The former Russian spy said in a statement two days before his death, “You may succeed in silencing one man but the howl of protest from around the world will reverberate, Mr Putin, in your ears for the rest of your life.”
The UK High Court Judge Robert Owen, conducted the inquiry over Litvinenko killing, saying Putin probably approved the operation to kill Litvinenko.
Politkovskaya was a journalist, writer, and human rights activist. She was also a vocal critic of Russia's war in Chechnya and President of Russia Vladimir Putin.
Politkovskaya was found dead. She had been shot four times at the entrance of her Moscow apartment on October 2006, Putin's birthday.
She accused Putin of supporting corruption and pushing down civil liberties. Before her killing, Politkovskaya received several death threats.
After her death, Putin rejected any involvement in her killing and indicated that Politkovskaya's "death in itself is more damaging to the current authorities both in Russia and the Chechen Republic ... than her activities."
A Moscow court sentenced five men to prison for her murder.
Klebnikov was an investigative American journalist and historian of Russian history.
He was killed at the age of 41 outside his office by unknown assailants who fired at him from a car in Moscow in 2004.
Klebnikov was a chief editor of the Russian edition of Forbes and had written about corruption in Russia.
Forbes announced that the attack was "definitely linked" to Klebnikov's journalism.
The organisers of the murder have not yet been identified.
Yushenkov, 53, was a co-chairman of the Liberal Russia party.
He was murdered near his home in north-west Moscow on 17 April 2003, just hours after he registered his party to join in the December 2003 parliamentary elections.

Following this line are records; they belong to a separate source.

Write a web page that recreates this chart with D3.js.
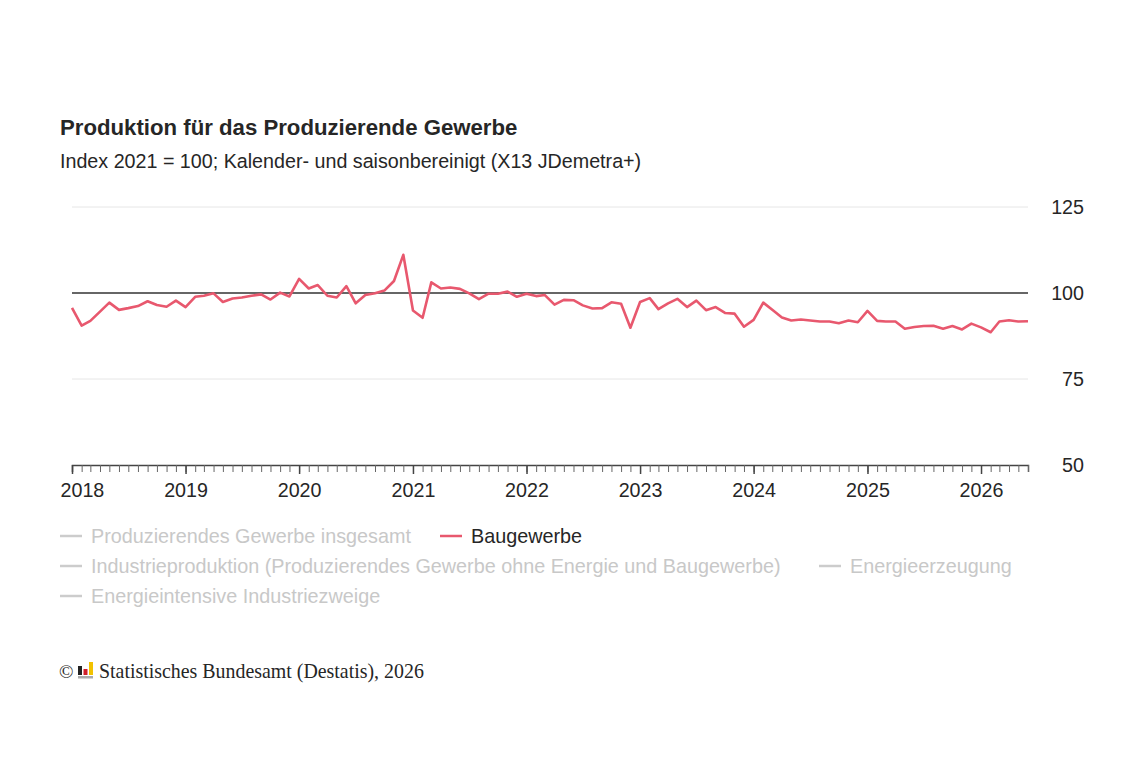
<!DOCTYPE html>
<html><head><meta charset="utf-8">
<script src="https://cdn.jsdelivr.net/npm/d3@7"></script>
<style>
html,body{margin:0;padding:0;background:#fff;}
svg{display:block;font-family:"Liberation Sans",Arial,sans-serif;}
</style></head>
<body><svg id="chart" width="1144" height="762"></svg>
<script>
const startYear = 2018;
const values = [
 95.7,90.5,91.9,94.6,97.2,95.1,95.6,96.2,97.6,96.5,96.0,97.8,
 95.9,98.9,99.2,99.9,97.4,98.4,98.7,99.2,99.6,98.1,100.1,99.0,
 104.1,101.3,102.3,99.2,98.7,102.0,97.0,99.4,99.9,100.7,103.5,111.1,
 94.9,92.8,103.1,101.3,101.6,101.2,99.9,98.2,99.8,99.8,100.4,98.9,
 99.8,99.1,99.4,96.6,98.0,97.9,96.4,95.5,95.6,97.3,96.9,89.9,
 97.4,98.5,95.3,97.0,98.3,95.9,97.8,95.0,95.9,94.2,94.0,90.2,
 92.2,97.2,95.1,92.9,92.0,92.3,92.0,91.7,91.7,91.2,92.0,91.5,
 94.8,91.9,91.7,91.7,89.6,90.1,90.4,90.5,89.6,90.4,89.4,91.1,
 90.0,88.6,91.7,92.1,91.7,91.8
];
const yTicks = [50, 75, 100, 125];
const yearLabels = ["2018","2019","2020","2021","2022","2023","2024","2025","2026"];
const legendItems = [
 {name:"Produzierendes Gewerbe insgesamt", active:false},
 {name:"Baugewerbe", active:true},
 {name:"Industrieproduktion (Produzierendes Gewerbe ohne Energie und Baugewerbe)", active:false},
 {name:"Energieerzeugung", active:false},
 {name:"Energieintensive Industriezweige", active:false}
];
const titleText = "Produktion für das Produzierende Gewerbe";
const subtitleText = "Index 2021 = 100; Kalender- und saisonbereinigt (X13 JDemetra+)";
const sourceText = "Statistisches Bundesamt (Destatis), 2026";

const data = values.map((v,i)=>({date:new Date(startYear, i, 1), value:v}));
const svg = d3.select("#chart");
const lineColor = "#e8586e";
const textCol = "#262626";

svg.append("text").attr("x",60).attr("y",135).attr("font-size",22.2).attr("font-weight","bold").attr("fill",textCol).text(titleText);
svg.append("text").attr("x",60).attr("y",168).attr("font-size",19.7).attr("fill",textCol).text(subtitleText);

const pLeft=72, pRight=1028, pTop=207, pBottom=465;
const x = d3.scaleTime().domain([data[0].date, data[data.length-1].date]).range([pLeft,pRight]);
const y = d3.scaleLinear().domain([50,125]).range([pBottom,pTop]);

// gridlines
svg.append("g").selectAll("line").data(yTicks.filter(t=>t!==50 && t!==100)).join("line")
 .attr("x1",pLeft).attr("x2",pRight).attr("y1",d=>y(d)).attr("y2",d=>y(d))
 .attr("stroke","#e6e6e6").attr("stroke-width",1);
// y labels
svg.append("g").selectAll("text").data(yTicks).join("text")
 .attr("x",1084).attr("y",d=>y(d)+7).attr("text-anchor","end").attr("font-size",19.7).attr("fill",textCol).text(d=>d);
// reference line at 100
svg.append("line").attr("x1",pLeft).attr("x2",pRight).attr("y1",y(100)).attr("y2",y(100)).attr("stroke","#333").attr("stroke-width",1.5);

// x axis
const xAxisMinor = d3.axisBottom(x).ticks(d3.timeMonth.every(1)).tickSize(7).tickFormat("");
const gMinor = svg.append("g").attr("transform",`translate(0,${pBottom})`).call(xAxisMinor);
gMinor.select(".domain").attr("stroke","#444").attr("stroke-width",1.5);
gMinor.selectAll(".tick line").attr("stroke","#666").attr("stroke-width",1);
const xAxisMajor = d3.axisBottom(x).ticks(d3.timeYear.every(1)).tickSize(9).tickFormat((d,i)=>yearLabels[i]);
const gMajor = svg.append("g").attr("transform",`translate(0,${pBottom})`).call(xAxisMajor);
gMajor.select(".domain").remove();
gMajor.selectAll(".tick line").attr("stroke","#444").attr("stroke-width",1.5);
gMajor.selectAll(".tick text").attr("font-size",19.7).attr("fill",textCol).attr("font-family","'Liberation Sans',Arial,sans-serif").attr("y",18).attr("dy","0.71em");
// keep first label inside the plot's left edge
gMajor.selectAll(".tick text").filter((d,i)=>i===0).attr("text-anchor","start").attr("x",-12);

// line
svg.append("path").datum(data)
 .attr("d", d3.line().x(d=>x(d.date)).y(d=>y(d.value)))
 .attr("fill","none").attr("stroke",lineColor).attr("stroke-width",2.6).attr("stroke-linejoin","round");

// legend
const legendPos = [[60,536],[440,536],[60,566],[819,566],[60,596]];
const lg = svg.append("g");
legendItems.forEach((item,i)=>{
  const [lx,ly] = legendPos[i];
  const col = item.active ? lineColor : "#cccccc";
  lg.append("line").attr("x1",lx).attr("x2",lx+22).attr("y1",ly).attr("y2",ly).attr("stroke",col).attr("stroke-width",2.5);
  lg.append("text").attr("x",lx+31).attr("y",ly+7).attr("font-size",19.8)
   .attr("fill", item.active ? textCol : "#c8c8c8").text(item.name);
});

// footer
const fy = 678;
svg.append("text").attr("x",59).attr("y",fy).attr("font-family","'Liberation Serif','Times New Roman',serif").attr("font-size",19).attr("fill",textCol).text("©");
const logo = svg.append("g").attr("transform","translate(78,662)");
logo.append("rect").attr("x",0).attr("y",4).attr("width",4).attr("height",9).attr("fill","#222");
logo.append("rect").attr("x",5.5).attr("y",7).attr("width",4).attr("height",6).attr("fill","#d0202a");
logo.append("rect").attr("x",11).attr("y",0).attr("width",4).attr("height",13).attr("fill","#f2c200");
logo.append("rect").attr("x",0).attr("y",14).attr("width",15).attr("height",2.5).attr("fill","#aaa");
svg.append("text").attr("x",99).attr("y",fy).attr("font-family","'Liberation Serif','Times New Roman',serif").attr("font-size",19.9).attr("fill",textCol).text(sourceText);
</script></body></html>
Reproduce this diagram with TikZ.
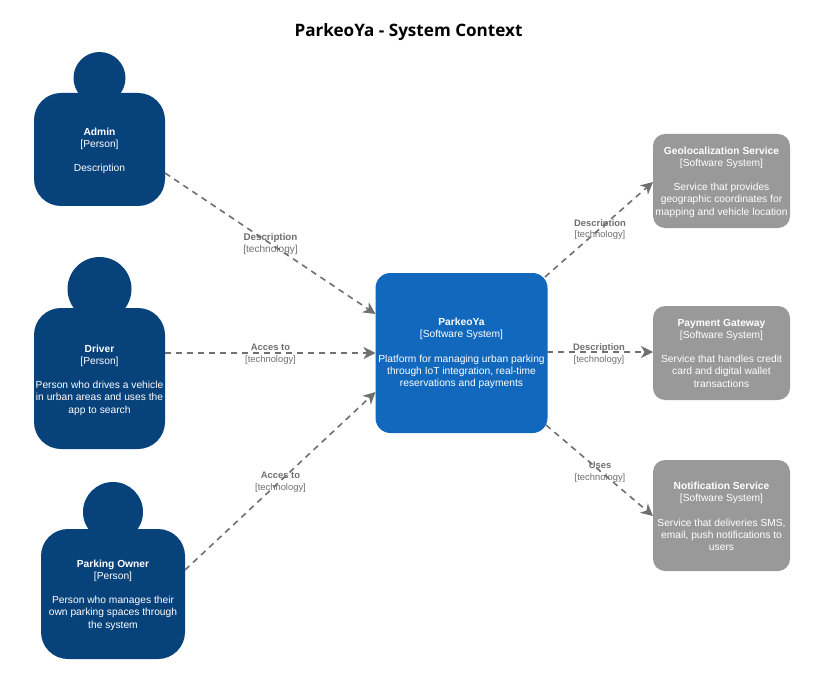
\documentclass[tikz,border=0pt]{standalone}
\usepackage{fontspec}
\setmainfont{Liberation Sans}
\newfontfamily\titlefont{Open Sans}
\usetikzlibrary{arrows.meta}
\definecolor{personblue}{HTML}{08427B}
\definecolor{sysblue}{HTML}{1168BD}
\definecolor{extgrey}{HTML}{999999}
\definecolor{linegrey}{HTML}{707070}
\tikzset{
  x=1pt,y=-1pt,
  boxbase/.style={inner sep=0pt,outer sep=0pt,align=center,text=white,font=\fontsize{10.25}{12.2}\selectfont},
  personbody/.style={boxbase,fill=personblue,rounded corners=27pt},
  personhead/.style={circle,fill=personblue,inner sep=0pt,outer sep=0pt},
  mainsys/.style={boxbase,fill=sysblue,rounded corners=15pt,minimum width=172pt,minimum height=160pt},
  extsys/.style={boxbase,fill=extgrey,rounded corners=12pt,minimum width=137pt},
  rel/.style={draw=linegrey,line width=1.6pt,dash pattern=on 6pt off 5pt,-{Stealth[length=12pt,width=12pt,inset=3.5pt]}},
  rellabel/.style={text=linegrey,align=center,inner sep=0pt,font=\fontsize{9.4}{11.5}\selectfont},
  rellabelbig/.style={text=linegrey,align=center,inner sep=0pt,font=\fontsize{10.1}{12}\selectfont}
}
\newcommand{\reltext}[2]{\textbf{#1}\\{[#2]}}
\newcommand{\reltextb}[2]{{\fontsize{9.8}{12}\selectfont\textbf{#1}}\\{[#2]}}
\begin{document}
\begin{tikzpicture}
\useasboundingbox (0,0) rectangle (834,676);
\fill[white] (0,0) rectangle (834,676);
\node[font=\titlefont\fontsize{17.1}{20}\selectfont\bfseries,text=black,inner sep=0pt] (title) at (408.5,32.5) {ParkeoYa - System Context};

% persons
\node[personhead,minimum size=52pt] (adminhead) at (99.5,78) {};
\node[personbody,minimum width=131pt,minimum height=113pt] (admin) at (99.5,149.5) {};
\node[boxbase] (admintext) at (99.5,150.7) {\textbf{Admin}\\{[Person]}\\ \mbox{}\\Description};
\node[personhead,minimum size=64pt] (driverhead) at (99.5,289) {};
\node[personbody,minimum width=131pt,minimum height=141pt] (driver) at (99.5,378.5) {};
\node[boxbase] (drivertext) at (99.5,380) {\textbf{Driver}\\{[Person]}\\ \mbox{}\\Person who drives a vehicle\\in urban areas and uses the\\app to search};
\node[personhead,minimum size=60pt] (ownerhead) at (113,512) {};
\node[personbody,minimum width=144pt,minimum height=130pt] (owner) at (113,594) {};
\node[boxbase] (ownertext) at (113,595) {\textbf{Parking Owner}\\{[Person]}\\ \mbox{}\\Person who manages their\\own parking spaces through\\the system};

% systems
\node[mainsys] (parkeoya) at (461.5,353) {};
\node[boxbase] (parkeoyatext) at (461.5,353.5) {\textbf{ParkeoYa}\\{[Software System]}\\ \mbox{}\\Platform for managing urban parking\\through IoT integration, real-time\\reservations and payments};
\node[extsys,minimum height=94pt] (geo) at (721.5,181) {};
\node[boxbase] (geotext) at (721.5,182) {\textbf{Geolocalization Service}\\{[Software System]}\\ \mbox{}\\Service that provides\\geographic coordinates for\\mapping and vehicle location};
\node[extsys,minimum height=94pt] (pay) at (721.5,353) {};
\node[boxbase] (paytext) at (721.5,353) {\textbf{Payment Gateway}\\{[Software System]}\\ \mbox{}\\Service that handles credit\\card and digital wallet\\transactions};
\node[extsys,minimum height=111pt] (notif) at (721.5,515.5) {};
\node[boxbase] (notiftext) at (721.5,516.5) {\textbf{Notification Service}\\{[Software System]}\\ \mbox{}\\Service that deliveries SMS,\\email, push notifications to\\users};

% connector ends on the shape borders
\coordinate (adminout) at (165,173);
\coordinate (adminin) at (375.5,314);
\coordinate (driverout) at (165,353);
\coordinate (driverin) at (375.5,353);
\coordinate (ownerout) at (185,570);
\coordinate (ownerin) at (375.5,392);
\coordinate (geoout) at (545,277);
\coordinate (geoin) at (653,182);
\coordinate (payout) at (547,352);
\coordinate (payin) at (653,352);
\coordinate (notifout) at (546,425);
\coordinate (notifin) at (653,516);

\draw[rel] (adminout) -- (adminin);
\draw[rel] (driverout) -- (driverin);
\draw[rel] (ownerout) -- (ownerin);
\draw[rel] (geoout) -- (geoin);
\draw[rel] (payout) -- (payin);
\draw[rel] (notifout) -- (notifin);

\node[rellabelbig] (l1) at (270.5,244) {\reltextb{Description}{technology}};
\node[rellabel] (l2) at (270.5,354) {\reltext{Acces to}{technology}};
\node[rellabel] (l3) at (280.5,482) {\reltext{Acces to}{technology}};
\node[rellabel] (l4) at (600,229.5) {\reltext{Description}{technology}};
\node[rellabel] (l5) at (599,354) {\reltext{Description}{technology}};
\node[rellabel] (l6) at (600,472) {\reltext{Uses}{technology}};
\end{tikzpicture}
\end{document}
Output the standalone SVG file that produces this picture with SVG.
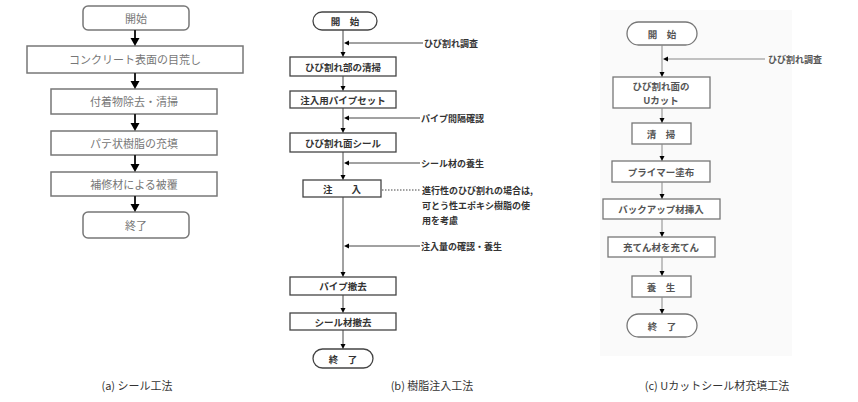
<svg xmlns="http://www.w3.org/2000/svg" width="858" height="402" viewBox="0 0 858 402">
<style>
text{font-family:"Noto Sans CJK JP","Noto Sans",sans-serif;text-anchor:middle;dominant-baseline:central}
.a rect{fill:#fff;stroke:#777;stroke-width:1.5}
.a text{font-size:11px;fill:#777}
.b rect{fill:#fff;stroke:#444;stroke-width:1.3}
.b text{font-size:9.5px;fill:#333;font-weight:bold}
.c rect{fill:#fff;stroke:#777;stroke-width:1.3}
.c text{font-size:9.5px;fill:#555;font-weight:bold}
.n{font-size:9px;fill:#333;text-anchor:start;font-weight:bold}
.cap{font-size:11px;fill:#333}
.la line{stroke:#222;stroke-width:2}
.la polygon{fill:#222}
.lb line{stroke:#444;stroke-width:1}
.lb polygon{fill:#444}
.lc line{stroke:#888;stroke-width:1}
.lc polygon{fill:#666}
</style>
<defs>
<polygon id="ha" points="-4.5,-8 4.5,-8 0,0"/>
<polygon id="hb" points="-2.5,-5 2.5,-5 0,0"/>
<polygon id="hl" points="5,-2.5 5,2.5 0,0"/>
</defs>
<rect x="600" y="10" width="192" height="346" fill="#fafafa"/>
<g class="a">
<g id="a1"><rect x="83" y="6" width="106" height="24" rx="5"/><text x="136" y="18">開始</text></g>
<g id="a2"><rect x="27" y="46" width="216" height="27"/><text x="135" y="59">コンクリート表面の目荒し</text></g>
<g id="a3"><rect x="51" y="89" width="166" height="25"/><text x="134" y="101">付着物除去・清掃</text></g>
<g id="a4"><rect x="51" y="131" width="166" height="24"/><text x="134" y="143">パテ状樹脂の充填</text></g>
<g id="a5"><rect x="51" y="172" width="166" height="24"/><text x="134" y="184">補修材による被覆</text></g>
<g id="a6"><rect x="83" y="212" width="106" height="26" rx="5"/><text x="136" y="225">終了</text></g>
</g>
<g class="b">
<g id="b1"><rect x="313" y="12" width="64" height="18" rx="9"/><text x="345" y="21">開　始</text></g>
<g id="b2"><rect x="290" y="57" width="106" height="19"/><text x="343" y="66.5">ひび割れ部の清掃</text></g>
<g id="b3"><rect x="290" y="91" width="106" height="17"/><text x="343" y="99.5">注入用パイプセット</text></g>
<g id="b4"><rect x="290" y="133" width="106" height="19"/><text x="343" y="142.5">ひび割れ面シール</text></g>
<g id="b5"><rect x="303" y="180" width="78" height="17"/><text x="342" y="188.5">注　　入</text></g>
<g id="b6"><rect x="290" y="277" width="106" height="18"/><text x="343" y="286">パイプ撤去</text></g>
<g id="b7"><rect x="290" y="313" width="106" height="17"/><text x="343" y="321.5">シール材撤去</text></g>
<g id="b8"><rect x="313" y="349" width="60" height="19" rx="9.5"/><text x="343" y="358.5">終　了</text></g>
</g>
<g class="c">
<g id="c1"><rect x="627" y="22" width="70" height="23" rx="11.5"/><text x="662" y="33.5">開　始</text></g>
<g id="c2"><rect x="613" y="77" width="97" height="31"/><text x="661" y="86">ひび割れ面の</text><text x="661" y="100">Uカット</text></g>
<g id="c3"><rect x="632" y="123" width="59" height="21"/><text x="661" y="133.5">清　掃</text></g>
<g id="c4"><rect x="612" y="161" width="98" height="21"/><text x="661" y="171.5">プライマー塗布</text></g>
<g id="c5"><rect x="603" y="199" width="117" height="20"/><text x="661" y="209">バックアップ材挿入</text></g>
<g id="c6"><rect x="608" y="237" width="107" height="20"/><text x="661" y="247">充てん材を充てん</text></g>
<g id="c7"><rect x="632" y="276" width="59" height="21"/><text x="661" y="286.5">養　生</text></g>
<g id="c8"><rect x="627" y="314" width="70" height="23" rx="11.5"/><text x="662" y="325.5">終　了</text></g>
</g>
<g id="connectors">
<g class="la">
<line x1="135" y1="30" x2="135" y2="40"/><use href="#ha" x="135" y="46"/>
<line x1="135" y1="73" x2="135" y2="83"/><use href="#ha" x="135" y="89"/>
<line x1="135" y1="114" x2="135" y2="125"/><use href="#ha" x="135" y="131"/>
<line x1="135" y1="155" x2="135" y2="166"/><use href="#ha" x="135" y="172"/>
<line x1="135" y1="196" x2="135" y2="206"/><use href="#ha" x="135" y="212"/>
</g>
<g class="lb">
<line x1="343" y1="30" x2="343" y2="53"/><use href="#hb" x="343" y="57"/>
<line x1="343" y1="76" x2="343" y2="87"/><use href="#hb" x="343" y="91"/>
<line x1="343" y1="108" x2="343" y2="129"/><use href="#hb" x="343" y="133"/>
<line x1="343" y1="152" x2="343" y2="176"/><use href="#hb" x="343" y="180"/>
<line x1="343" y1="197" x2="343" y2="273"/><use href="#hb" x="343" y="277"/>
<line x1="343" y1="295" x2="343" y2="309"/><use href="#hb" x="343" y="313"/>
<line x1="343" y1="330" x2="343" y2="345"/><use href="#hb" x="343" y="349"/>
<line x1="423" y1="43" x2="348" y2="43"/><use href="#hl" x="344" y="43"/>
<line x1="420" y1="118" x2="348" y2="118"/><use href="#hl" x="344" y="118"/>
<line x1="420" y1="163" x2="348" y2="163"/><use href="#hl" x="344" y="163"/>
<line x1="420" y1="246" x2="348" y2="246"/><use href="#hl" x="344" y="246"/>
<line x1="382" y1="190" x2="420" y2="190" stroke-dasharray="1.5,1.5"/>
</g>
<g class="lc">
<line x1="662" y1="45" x2="662" y2="73"/><use href="#hb" x="662" y="77"/>
<line x1="662" y1="108" x2="662" y2="119"/><use href="#hb" x="662" y="123"/>
<line x1="662" y1="144" x2="662" y2="157"/><use href="#hb" x="662" y="161"/>
<line x1="662" y1="182" x2="662" y2="195"/><use href="#hb" x="662" y="199"/>
<line x1="662" y1="219" x2="662" y2="233"/><use href="#hb" x="662" y="237"/>
<line x1="662" y1="257" x2="662" y2="272"/><use href="#hb" x="662" y="276"/>
<line x1="662" y1="297" x2="662" y2="310"/><use href="#hb" x="662" y="314"/>
<line x1="765" y1="59" x2="667" y2="59"/><use href="#hl" x="663" y="59"/>
</g>
</g>
<text class="n" x="424" y="43">ひび割れ調査</text>
<text class="n" x="421" y="118">パイプ間隔確認</text>
<text class="n" x="421" y="163">シール材の養生</text>
<text class="n" x="422" y="190">進行性のひび割れの場合は,</text>
<text class="n" x="422" y="205">可とう性エポキシ樹脂の使</text>
<text class="n" x="422" y="220">用を考慮</text>
<text class="n" x="421" y="246">注入量の確認・養生</text>
<text class="n" x="768" y="59" style="fill:#555">ひび割れ調査</text>
<text class="cap" x="137" y="385">(a)  シール工法</text>
<text class="cap" x="432" y="385">(b)  樹脂注入工法</text>
<text class="cap" x="717" y="385">(c)  Uカットシール材充填工法</text>
</svg>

Ivan Nikitchuk, a Communist member of the lower house of parliament, stated President Putin should be called to account for the murder.
"Let him tell us who is ruling the country: bandits, the Mafia, or the president," he said.
A former Federal Security Service Colonel, Mikhail Trepashkin, thought that Yushenkov was killed because he was a leader of an opposition party and explicitly challenged the power of the Federal Security Service and Russian authorities.